═══ DATA IN THIS EXERCISE ═══

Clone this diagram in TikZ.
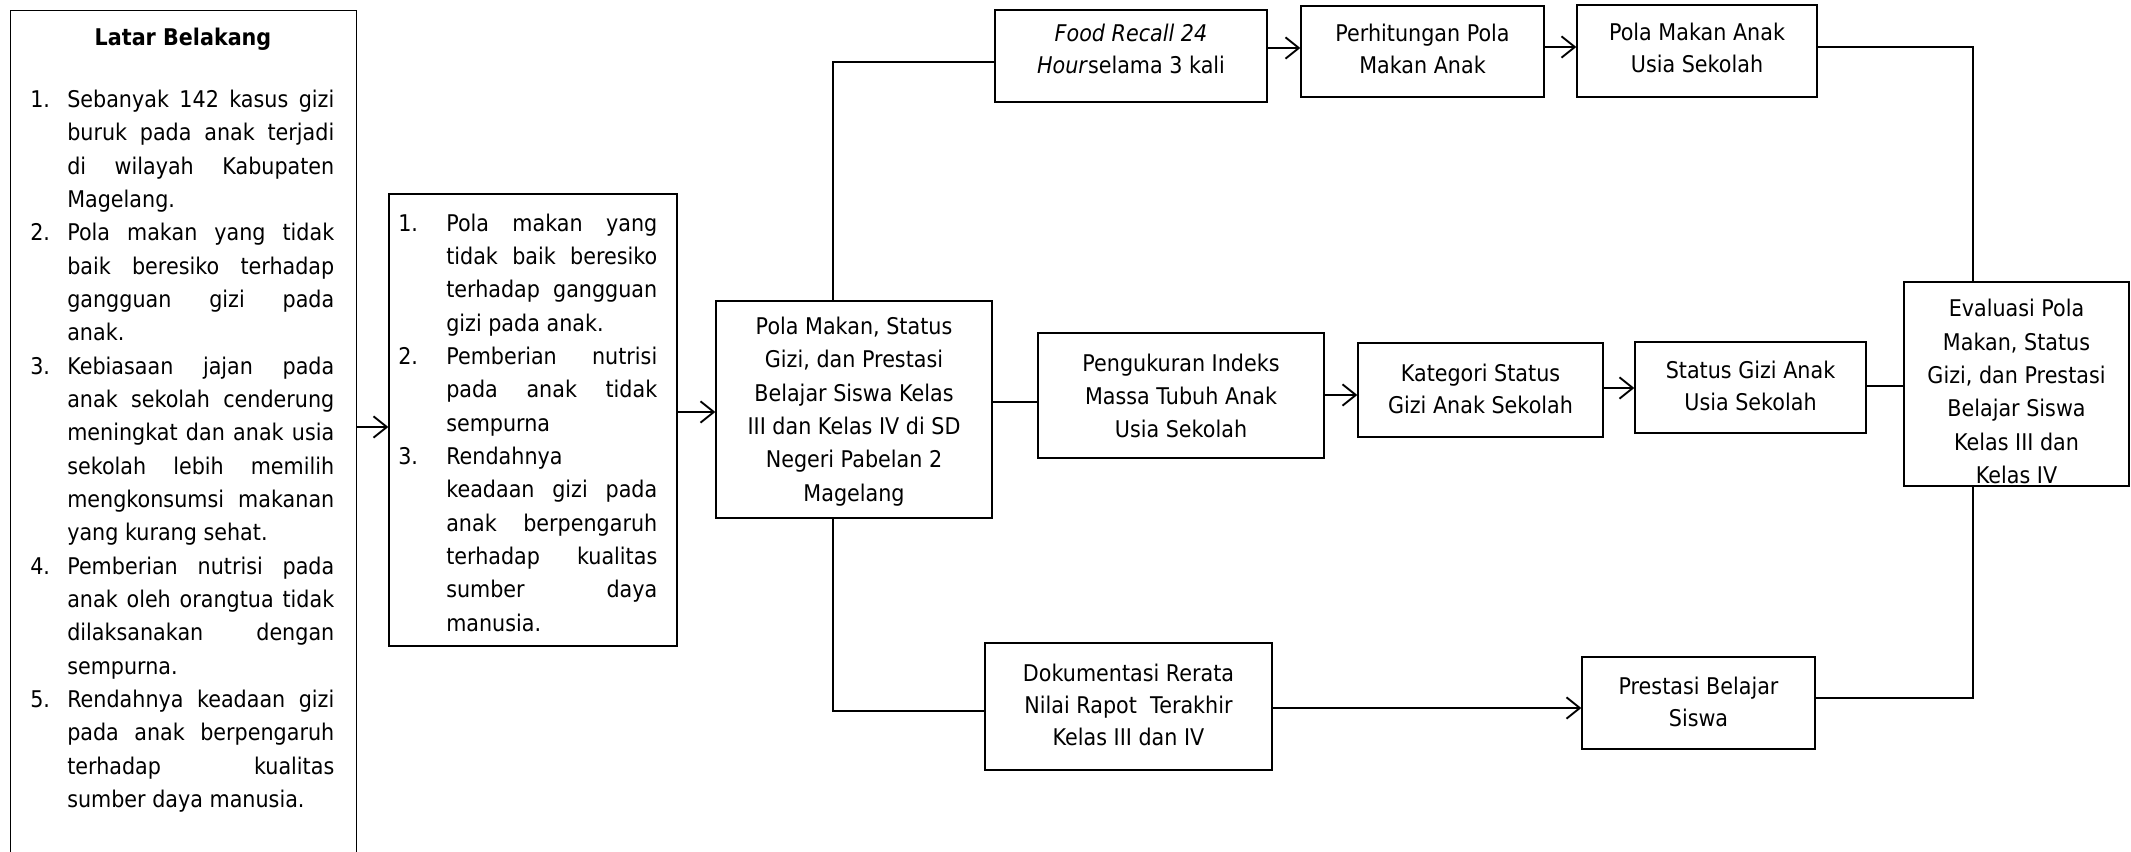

═══
═══ DATA IN THIS EXERCISE ═══

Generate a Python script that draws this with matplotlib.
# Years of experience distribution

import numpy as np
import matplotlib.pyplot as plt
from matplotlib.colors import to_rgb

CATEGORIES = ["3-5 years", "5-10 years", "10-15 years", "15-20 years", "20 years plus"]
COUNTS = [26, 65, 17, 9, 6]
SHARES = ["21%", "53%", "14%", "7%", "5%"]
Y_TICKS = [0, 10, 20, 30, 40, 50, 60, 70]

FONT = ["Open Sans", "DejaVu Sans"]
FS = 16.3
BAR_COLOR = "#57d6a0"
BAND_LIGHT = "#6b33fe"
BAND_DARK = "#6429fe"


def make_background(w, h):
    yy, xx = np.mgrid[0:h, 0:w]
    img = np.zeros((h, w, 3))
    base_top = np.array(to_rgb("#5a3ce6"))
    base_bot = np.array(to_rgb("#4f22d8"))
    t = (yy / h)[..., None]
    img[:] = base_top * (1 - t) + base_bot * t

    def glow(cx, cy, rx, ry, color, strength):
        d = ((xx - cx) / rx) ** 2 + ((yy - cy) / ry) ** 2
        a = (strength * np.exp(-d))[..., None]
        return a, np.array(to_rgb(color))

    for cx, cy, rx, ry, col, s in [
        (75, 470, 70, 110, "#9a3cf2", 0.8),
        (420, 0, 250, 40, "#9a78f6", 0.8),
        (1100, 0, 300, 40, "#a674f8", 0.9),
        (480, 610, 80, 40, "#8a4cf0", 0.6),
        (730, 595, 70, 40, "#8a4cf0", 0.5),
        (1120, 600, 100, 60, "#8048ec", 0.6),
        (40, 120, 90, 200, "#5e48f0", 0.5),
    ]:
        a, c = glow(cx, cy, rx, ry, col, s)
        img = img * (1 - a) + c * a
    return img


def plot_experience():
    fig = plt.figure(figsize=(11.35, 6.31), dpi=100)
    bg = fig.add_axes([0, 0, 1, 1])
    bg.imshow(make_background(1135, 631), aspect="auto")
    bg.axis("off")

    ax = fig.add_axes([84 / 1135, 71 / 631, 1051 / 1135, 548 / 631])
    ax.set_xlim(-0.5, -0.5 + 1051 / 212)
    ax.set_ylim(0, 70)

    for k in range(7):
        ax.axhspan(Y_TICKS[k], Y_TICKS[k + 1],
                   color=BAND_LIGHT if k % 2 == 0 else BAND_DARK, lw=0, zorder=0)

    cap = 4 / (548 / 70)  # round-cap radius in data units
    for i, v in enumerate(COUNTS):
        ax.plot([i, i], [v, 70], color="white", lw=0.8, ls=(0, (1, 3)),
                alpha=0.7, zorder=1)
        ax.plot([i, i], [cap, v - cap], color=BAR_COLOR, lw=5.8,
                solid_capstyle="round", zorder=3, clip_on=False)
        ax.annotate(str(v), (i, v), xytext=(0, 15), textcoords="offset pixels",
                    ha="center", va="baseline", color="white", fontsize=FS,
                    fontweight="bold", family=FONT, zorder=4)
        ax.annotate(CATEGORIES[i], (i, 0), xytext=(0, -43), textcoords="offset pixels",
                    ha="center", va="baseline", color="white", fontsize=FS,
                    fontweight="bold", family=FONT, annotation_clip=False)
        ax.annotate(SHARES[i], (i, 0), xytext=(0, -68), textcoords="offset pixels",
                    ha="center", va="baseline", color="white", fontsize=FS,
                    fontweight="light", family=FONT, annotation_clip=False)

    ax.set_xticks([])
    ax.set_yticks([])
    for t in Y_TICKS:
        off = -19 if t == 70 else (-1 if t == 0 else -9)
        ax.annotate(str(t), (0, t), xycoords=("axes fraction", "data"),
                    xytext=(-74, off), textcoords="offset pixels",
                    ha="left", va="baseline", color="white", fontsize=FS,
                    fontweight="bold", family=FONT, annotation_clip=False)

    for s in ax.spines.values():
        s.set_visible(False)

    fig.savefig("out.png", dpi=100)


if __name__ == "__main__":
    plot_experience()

═══
═══ DATA IN THIS EXERCISE ═══

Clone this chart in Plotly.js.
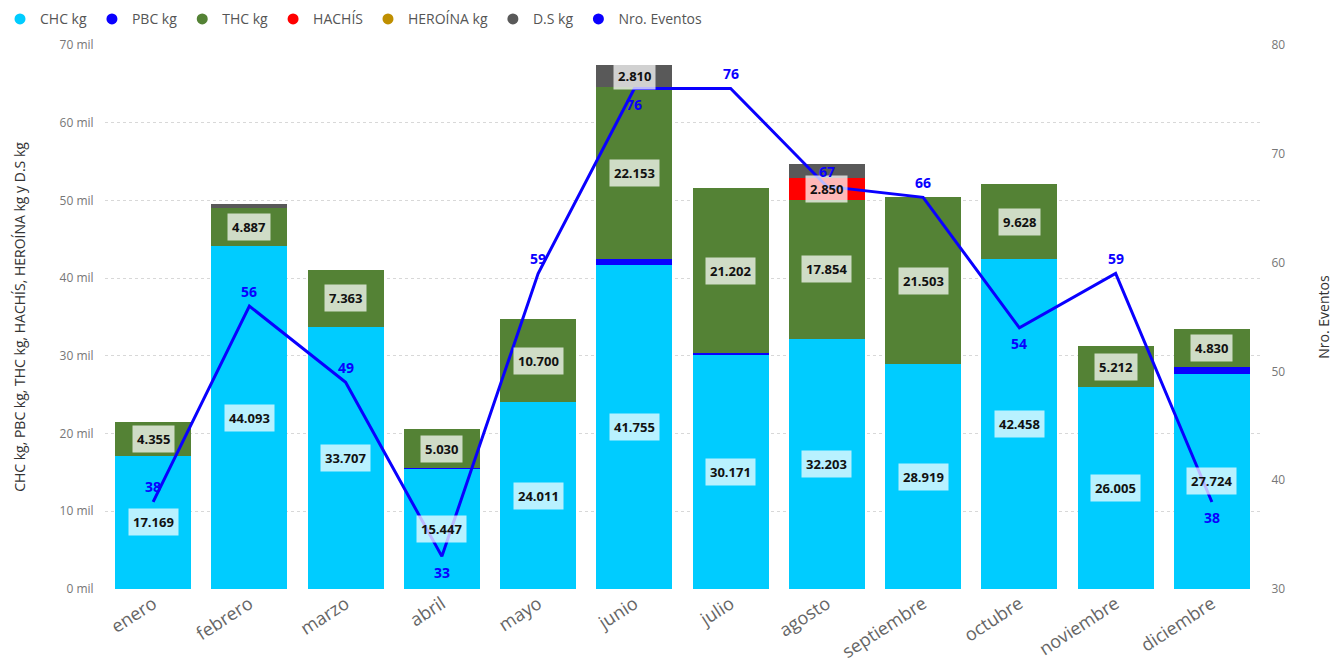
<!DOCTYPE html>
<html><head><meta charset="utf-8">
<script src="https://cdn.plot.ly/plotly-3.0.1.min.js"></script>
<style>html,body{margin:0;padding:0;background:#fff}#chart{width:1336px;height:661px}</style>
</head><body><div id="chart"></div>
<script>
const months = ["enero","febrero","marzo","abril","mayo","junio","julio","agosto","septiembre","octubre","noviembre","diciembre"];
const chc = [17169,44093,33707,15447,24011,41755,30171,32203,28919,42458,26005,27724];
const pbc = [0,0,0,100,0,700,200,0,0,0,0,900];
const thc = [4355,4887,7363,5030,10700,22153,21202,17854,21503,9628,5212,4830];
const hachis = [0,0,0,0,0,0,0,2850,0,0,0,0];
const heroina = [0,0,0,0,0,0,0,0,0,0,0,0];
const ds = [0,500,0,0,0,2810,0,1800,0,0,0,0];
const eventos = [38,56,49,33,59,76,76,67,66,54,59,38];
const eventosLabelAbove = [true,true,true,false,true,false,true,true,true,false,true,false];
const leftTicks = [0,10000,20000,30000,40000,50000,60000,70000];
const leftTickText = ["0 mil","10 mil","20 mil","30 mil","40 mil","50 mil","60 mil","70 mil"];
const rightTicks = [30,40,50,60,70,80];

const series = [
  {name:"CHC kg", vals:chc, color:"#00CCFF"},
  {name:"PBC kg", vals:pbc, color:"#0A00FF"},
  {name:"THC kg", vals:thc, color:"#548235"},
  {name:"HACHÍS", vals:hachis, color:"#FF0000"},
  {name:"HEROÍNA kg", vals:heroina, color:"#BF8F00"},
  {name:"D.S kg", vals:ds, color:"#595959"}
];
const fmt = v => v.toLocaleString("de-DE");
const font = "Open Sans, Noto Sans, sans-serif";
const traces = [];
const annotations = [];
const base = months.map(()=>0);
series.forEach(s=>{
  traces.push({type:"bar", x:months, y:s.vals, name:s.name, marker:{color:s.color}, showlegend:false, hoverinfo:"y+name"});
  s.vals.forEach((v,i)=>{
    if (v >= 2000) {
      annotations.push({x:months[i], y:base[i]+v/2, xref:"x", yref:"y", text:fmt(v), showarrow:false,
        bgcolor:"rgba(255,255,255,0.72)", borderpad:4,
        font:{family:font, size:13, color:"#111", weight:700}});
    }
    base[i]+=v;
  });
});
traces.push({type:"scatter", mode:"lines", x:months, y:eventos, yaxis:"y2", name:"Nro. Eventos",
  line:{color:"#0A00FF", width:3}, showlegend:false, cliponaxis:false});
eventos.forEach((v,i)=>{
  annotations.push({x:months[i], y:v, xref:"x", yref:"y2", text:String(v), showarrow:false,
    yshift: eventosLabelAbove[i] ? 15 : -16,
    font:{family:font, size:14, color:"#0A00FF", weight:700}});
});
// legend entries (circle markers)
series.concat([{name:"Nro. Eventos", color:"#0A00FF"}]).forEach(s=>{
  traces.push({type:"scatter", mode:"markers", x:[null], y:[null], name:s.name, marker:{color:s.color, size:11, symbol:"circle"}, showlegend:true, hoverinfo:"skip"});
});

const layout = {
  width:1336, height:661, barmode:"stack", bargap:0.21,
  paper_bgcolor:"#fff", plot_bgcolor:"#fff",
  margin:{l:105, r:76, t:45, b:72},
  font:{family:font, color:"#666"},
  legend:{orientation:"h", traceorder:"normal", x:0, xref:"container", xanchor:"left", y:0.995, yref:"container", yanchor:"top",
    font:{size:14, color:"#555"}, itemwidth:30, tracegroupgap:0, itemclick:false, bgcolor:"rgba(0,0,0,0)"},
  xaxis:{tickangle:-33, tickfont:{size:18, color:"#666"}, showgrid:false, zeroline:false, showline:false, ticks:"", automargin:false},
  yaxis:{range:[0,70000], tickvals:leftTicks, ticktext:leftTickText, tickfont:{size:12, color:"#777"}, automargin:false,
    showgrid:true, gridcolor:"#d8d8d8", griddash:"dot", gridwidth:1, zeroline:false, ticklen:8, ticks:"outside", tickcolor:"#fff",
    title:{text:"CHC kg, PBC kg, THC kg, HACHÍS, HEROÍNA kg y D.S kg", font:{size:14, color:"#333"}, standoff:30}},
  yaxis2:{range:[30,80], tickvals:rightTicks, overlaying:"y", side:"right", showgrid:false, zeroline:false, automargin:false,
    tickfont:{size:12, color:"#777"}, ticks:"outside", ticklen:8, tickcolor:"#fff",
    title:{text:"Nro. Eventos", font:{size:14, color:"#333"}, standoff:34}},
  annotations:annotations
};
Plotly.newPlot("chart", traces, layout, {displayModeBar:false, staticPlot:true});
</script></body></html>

═══

- DIRECTIONS -
Your task is to output exactly the lines from the one with "Generate a Python" through the one with "img[:] = base_top", counting both ends.

- SOLUTION -
Generate a Python script that draws this with matplotlib.
# Years of experience distribution

import numpy as np
import matplotlib.pyplot as plt
from matplotlib.colors import to_rgb

CATEGORIES = ["3-5 years", "5-10 years", "10-15 years", "15-20 years", "20 years plus"]
COUNTS = [26, 65, 17, 9, 6]
SHARES = ["21%", "53%", "14%", "7%", "5%"]
Y_TICKS = [0, 10, 20, 30, 40, 50, 60, 70]

FONT = ["Open Sans", "DejaVu Sans"]
FS = 16.3
BAR_COLOR = "#57d6a0"
BAND_LIGHT = "#6b33fe"
BAND_DARK = "#6429fe"


def make_background(w, h):
    yy, xx = np.mgrid[0:h, 0:w]
    img = np.zeros((h, w, 3))
    base_top = np.array(to_rgb("#5a3ce6"))
    base_bot = np.array(to_rgb("#4f22d8"))
    t = (yy / h)[..., None]
    img[:] = base_top * (1 - t) + base_bot * t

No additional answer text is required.